We assess the consistency of representation rates by analyzing each case type, county, and year individually. For a particular county, case type, and party type (plaintiff or defendant) combination over time. Specifically, if any of the annual representation rates deviate from the average representation rate over all years by more than 10%, we flag it for additional investigation. We intend to consult with the local courts and legal aid providers to confirm that the data is valid before sharing it publicly. This work is underway and could estimates could change as we refine our methods.
Data Cleaning
The data we collect varies in structure and quality across jurisdictions. Courts use different terms to refer to similar legal issues. For instance, eviction cases might be called “landlord-tenant”, “unlawful detainer”, “dispossessory”, among other terms. Similarly, courts identify judgments in a wide range of ways. Some online court record systems explicitly state the judgment type (default, dismissal, etc.), the judgment amount, and any additional costs or interest rates. Other systems only include this information in a table of docket entries; these tables often contain information entered as free-text. We attempt to extract useful information from this free-text; however, a lack of standardization in this area means that our data will never fully capture every judgment.

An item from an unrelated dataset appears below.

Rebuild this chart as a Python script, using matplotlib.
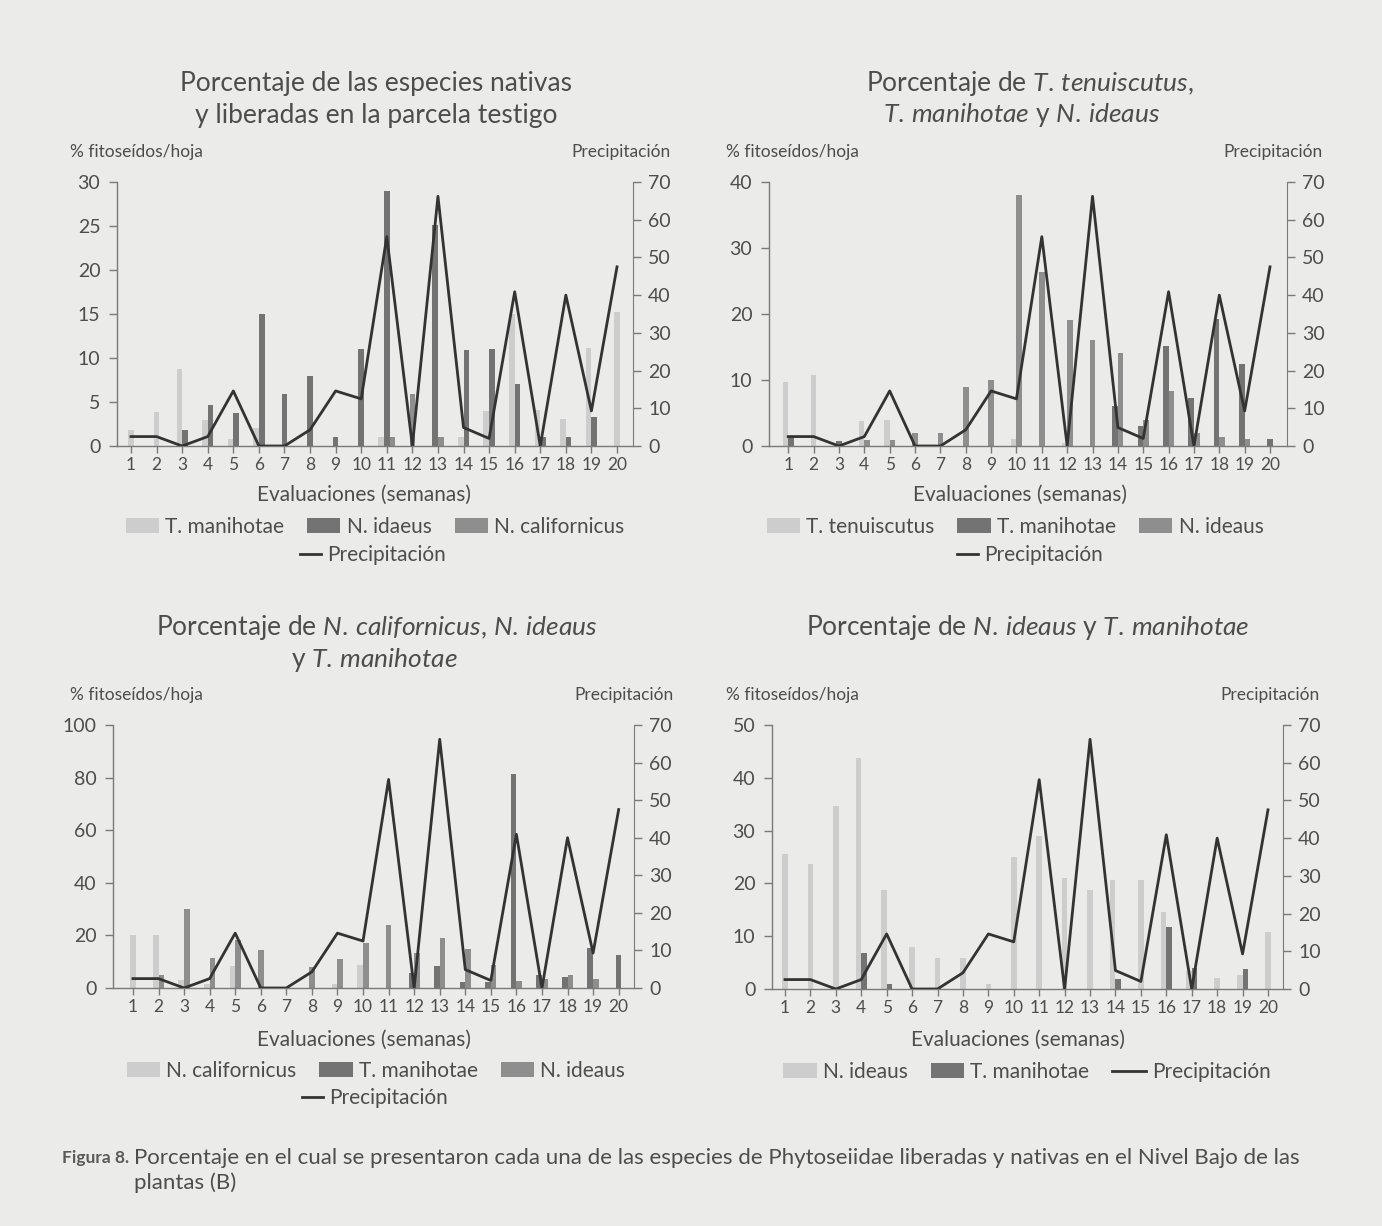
import numpy as np
import matplotlib
matplotlib.use("Agg")
import matplotlib.pyplot as plt
from matplotlib.patches import Patch
from matplotlib.lines import Line2D

plt.rcParams['font.family'] = ['Lato', 'DejaVu Sans']
plt.rcParams['mathtext.fontset'] = 'custom'
plt.rcParams['mathtext.rm'] = 'Lato'
plt.rcParams['mathtext.it'] = 'Lato:italic'

# ---------------- data ----------------
weeks = list(range(1, 21))
week_labels = [str(w) for w in weeks]
precipitacion = [2.5, 2.5, 0, 2.5, 14.6, 0, 0, 4.3, 14.6, 12.5,
                 55.5, 0, 66.2, 4.9, 2.0, 40.9, 0, 40.0, 9.3, 47.5]

# Parcela testigo
p1_t_manihotae = [1.8, 3.9, 8.8, 2.9, 0.8, 2.0, 0, 0, 0, 0,
                  1.0, 0, 0, 1.0, 4.0, 15.0, 4.1, 3.1, 11.1, 15.2]
p1_n_idaeus = [0, 0, 1.8, 4.7, 3.8, 15.0, 5.9, 7.9, 1.0, 11.0,
               29.0, 0, 25.1, 10.9, 11.0, 7.0, 1.0, 1.0, 3.3, 0]
p1_n_californicus = [0, 0, 0, 0, 0, 0, 0, 0, 0, 0,
                     1.0, 5.9, 1.0, 0, 0, 0, 0, 0, 0, 0]

# T. tenuiscutus, T. manihotae y N. ideaus
p2_t_tenuiscutus = [9.7, 10.7, 0, 3.8, 3.9, 0, 0, 0, 0, 1.0,
                    0, 0.5, 0, 0, 0, 0, 0, 0, 0, 0]
p2_t_manihotae = [1.3, 0, 0.7, 0, 0, 0, 0, 0, 0, 0,
                  0, 0, 0, 6.1, 3.0, 15.2, 7.2, 19.2, 12.4, 1.0]
p2_n_ideaus = [0, 0, 0, 0.9, 0.9, 1.9, 1.9, 8.9, 10.0, 38.1,
               26.3, 19.1, 16.0, 14.1, 4.0, 8.3, 1.9, 1.3, 1.0, 0]

# N. californicus, N. ideaus y T. manihotae
p3_n_californicus = [20.0, 20.0, 3.2, 1.5, 8.2, 0, 0, 0, 1.5, 8.9,
                     0, 0, 0, 0, 0, 0, 0, 0, 0, 0]
p3_t_manihotae = [0, 0, 0, 0, 0, 0, 0, 0, 0, 0,
                  0, 5.7, 8.2, 2.2, 2.2, 81.3, 5.1, 4.2, 15.2, 12.7]
p3_n_ideaus = [0, 5.1, 30.0, 11.4, 18.1, 14.6, 0, 8.0, 11.0, 17.1,
               24.1, 13.3, 19.0, 14.8, 8.9, 2.5, 3.5, 5.1, 3.5, 0]

# N. ideaus y T. manihotae
p4_n_ideaus = [25.6, 23.7, 34.7, 43.7, 18.8, 7.9, 5.9, 5.9, 1.0, 25.0,
               28.9, 21.0, 18.8, 20.6, 20.7, 14.6, 3.5, 2.1, 2.7, 10.8]
p4_t_manihotae = [0, 0, 0, 6.8, 1.0, 0, 0, 0, 0, 0,
                  0, 0, 0, 1.8, 0, 11.8, 4.0, 0, 3.8, 0]

# ---------------- style ----------------
W, H = 1382, 1226
BG = '#ebebe9'
TXT = '#4d4d4d'
AX = '#7a7a7a'
LIGHT = '#cdcdcd'
DARK = '#737373'
MED = '#8e8e8e'
LINE = '#333333'
BAR_W = 0.22

fig = plt.figure(figsize=(W / 100, H / 100), dpi=100, facecolor=BG)


def px_axes(x0, x1, ytop, ybot):
    return fig.add_axes([x0 / W, 1 - ybot / H, (x1 - x0) / W, (ybot - ytop) / H])


def panel(box, xlim, ymax, ystep, series, colors):
    ax = px_axes(*box)
    ax.set_facecolor('none')
    x = np.array(weeks, dtype=float)
    vals = np.array(series, dtype=float)
    # bars present in a week are centred on its tick
    present = vals > 0
    n_present = present.sum(axis=0)
    rank = np.cumsum(present, axis=0) - 1
    for k in range(len(series)):
        mask = present[k]
        offs = (rank[k] - (n_present - 1) / 2.0) * BAR_W
        ax.bar(x[mask] + offs[mask], vals[k][mask], width=BAR_W,
               color=colors[k], edgecolor='none', zorder=2)
    ax.set_xlim(*xlim)
    ax.set_ylim(0, ymax)
    ax.set_yticks(np.arange(0, ymax + 0.1, ystep))
    ax.set_xticks(weeks)
    ax.set_xticklabels(week_labels)
    for s in ('top', 'right'):
        ax.spines[s].set_visible(False)
    for s in ('left', 'bottom'):
        ax.spines[s].set_color(AX)
        ax.spines[s].set_linewidth(1.0)
    ax.tick_params(axis='y', direction='out', length=6, width=1, color=AX,
                   labelcolor=TXT, labelsize=14, pad=6)
    ax.tick_params(axis='x', direction='out', length=5, width=1, color=AX,
                   labelcolor=TXT, labelsize=12.5, pad=3)

    ax2 = ax.twinx()
    ax2.plot(x, precipitacion, color=LINE, lw=2.0, zorder=3)
    ax2.set_ylim(0, 70)
    ax2.set_yticks(np.arange(0, 71, 10))
    for s in ('top', 'left', 'bottom'):
        ax2.spines[s].set_visible(False)
    ax2.spines['right'].set_color(AX)
    ax2.tick_params(axis='y', direction='out', length=6, width=1, color=AX,
                    labelcolor=TXT, labelsize=14, pad=5)
    return ax


ax1 = panel((117, 633, 182, 446), (0.453, 20.625), 30, 5,
            [p1_t_manihotae, p1_n_idaeus, p1_n_californicus], [LIGHT, DARK, MED])
ax2 = panel((769, 1287, 182, 446), (0.24, 20.67), 40, 10,
            [p2_t_tenuiscutus, p2_t_manihotae, p2_n_ideaus], [LIGHT, DARK, MED])
ax3 = panel((113, 634, 725, 988), (0.22, 20.6), 100, 20,
            [p3_n_californicus, p3_t_manihotae, p3_n_ideaus], [LIGHT, DARK, MED])
ax4 = panel((772, 1283, 725, 989), (0.49, 20.59), 50, 10,
            [p4_n_ideaus, p4_t_manihotae], [LIGHT, DARK])


def ftext(x, y, s, **kw):
    kw.setdefault('color', TXT)
    fig.text(x / W, 1 - y / H, s, **kw)


def it(name):
    # italic species name with a thin gap after the genus initial
    return r'$\mathit{' + name.replace(' ', r'\,') + '}$'


# titles
TS = 19
ftext(376, 84, 'Porcentaje de las especies nativas', ha='center', va='center', fontsize=TS)
ftext(376, 115, 'y liberadas en la parcela testigo', ha='center', va='center', fontsize=TS)
ftext(1030, 84, 'Porcentaje de ' + it('T. tenuiscutus') + ',', ha='center', va='center', fontsize=TS)
ftext(1022, 115, it('T. manihotae') + ' y ' + it('N. ideaus'), ha='center', va='center', fontsize=TS)
ftext(377, 628, 'Porcentaje de ' + it('N. californicus') + ', ' + it('N. ideaus'),
      ha='center', va='center', fontsize=TS)
ftext(374, 660, 'y ' + it('T. manihotae'), ha='center', va='center', fontsize=TS)
ftext(1028, 628, 'Porcentaje de ' + it('N. ideaus') + ' y ' + it('T. manihotae'),
      ha='center', va='center', fontsize=TS)

# axis captions
LS = 12.5
for (xl, xr, y) in ((70, 671, 152), (726, 1323, 152), (70, 674, 695), (726, 1320, 695)):
    ftext(xl, y, '% fitoseídos/hoja', ha='left', va='center', fontsize=LS)
    ftext(xr, y, 'Precipitación', ha='right', va='center', fontsize=LS)
for (xc, y) in ((364, 495), (1020, 495), (364, 1040), (1018, 1040)):
    ftext(xc, y, 'Evaluaciones (semanas)', ha='center', va='center', fontsize=15)

# legends
GS = 15


def bar_legend(labels, colors, xc, y, ncol=3, extra=None):
    handles = [Patch(facecolor=c, edgecolor='none') for c in colors]
    if extra:
        handles.append(Line2D([0], [0], color=LINE, lw=2))
        labels = labels + [extra]
    lg = fig.legend(handles, labels, loc='center', bbox_to_anchor=(xc / W, 1 - y / H),
                    ncol=ncol, frameon=False, fontsize=GS, handlelength=1.6,
                    handleheight=0.75, handletextpad=0.3, columnspacing=1.1,
                    borderaxespad=0, borderpad=0)
    for t in lg.get_texts():
        t.set_color(TXT)
    return lg


def line_legend(xc, y):
    lg = fig.legend([Line2D([0], [0], color=LINE, lw=2)], ['Precipitación'], loc='center',
                    bbox_to_anchor=(xc / W, 1 - y / H), frameon=False, fontsize=GS,
                    handlelength=1.0, handletextpad=0.3, borderaxespad=0, borderpad=0)
    for t in lg.get_texts():
        t.set_color(TXT)


bar_legend(['T. manihotae', 'N. idaeus', 'N. californicus'], [LIGHT, DARK, MED], 375, 527)
line_legend(373, 555)
bar_legend(['T. tenuiscutus', 'T. manihotae', 'N. ideaus'], [LIGHT, DARK, MED], 1015, 527)
line_legend(1030, 555)
bar_legend(['N. californicus', 'T. manihotae', 'N. ideaus'], [LIGHT, DARK, MED], 376, 1071)
line_legend(375, 1098)
bar_legend(['N. ideaus', 'T. manihotae'], [LIGHT, DARK], 1027, 1072, ncol=3, extra='Precipitación')

# figure caption
ftext(62, 1158, 'Figura 8.', ha='left', va='center', fontsize=12.5, fontweight='bold', color='#5a5a5a')
ftext(134, 1158, 'Porcentaje en el cual se presentaron cada una de las especies de Phytoseiidae '
      'liberadas y nativas en el Nivel Bajo de las', ha='left', va='center', fontsize=16)
ftext(134, 1183, 'plantas (B)', ha='left', va='center', fontsize=16)

fig.savefig('out.png', dpi=100, facecolor=BG)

Every court system structures court records slightly differently. While the use of common technology providers enforces some standardization across jurisdictions, there are often small tweaks in data structure. After collecting court records from a given jurisdiction, we standardize the jurisdiction’s data to a standard structure that we have devised. The standard structure groups common case information to a few categories: general case information (I.e., case number, date filed, date closed, case type, case title, claim amount), party information (party name, party type, party address, attorney representation), disposition/judgment information (judgment type, date judged, judgment amount, interest rate), and event information (event type, date, and additional event information).
Eviction Policy Summaries
State and local eviction policy summaries are based on Legal Services Corporation’s Eviction Laws Database, which was first released in July 2021 in partnership with the Center for Public Health Law Research at Temple University’s Beasley School of Law. The Database includes eviction laws & procedures in effect as of January 1, 2021 for all 50 states, the District of Columbia, Puerto Rico, American Samoa, Guam, the U.S. Virgin Islands, the Northern Mariana Islands, the Federated States of Micronesia, the Marshall Islands, and Palau, as well as a selection of 30 local jurisdictions.
Detailed documentation on the methods used to create the Eviction Laws Database can be found here for the State/Territory-level dataset, and here for the Local-level dataset. The complete Eviction Laws Database can be explored on LSC’s website.
Unless otherwise specified, all laws and procedures documented in the eviction policy summaries were in effect as of January 1, 2021. In other words, the policy summaries are a “snapshot” of what eviction looked like in a jurisdiction on January 1, 2021. In the coming months, the CCDI team will be working to update the policy summaries to incorporate recent changes to eviction laws and procedures.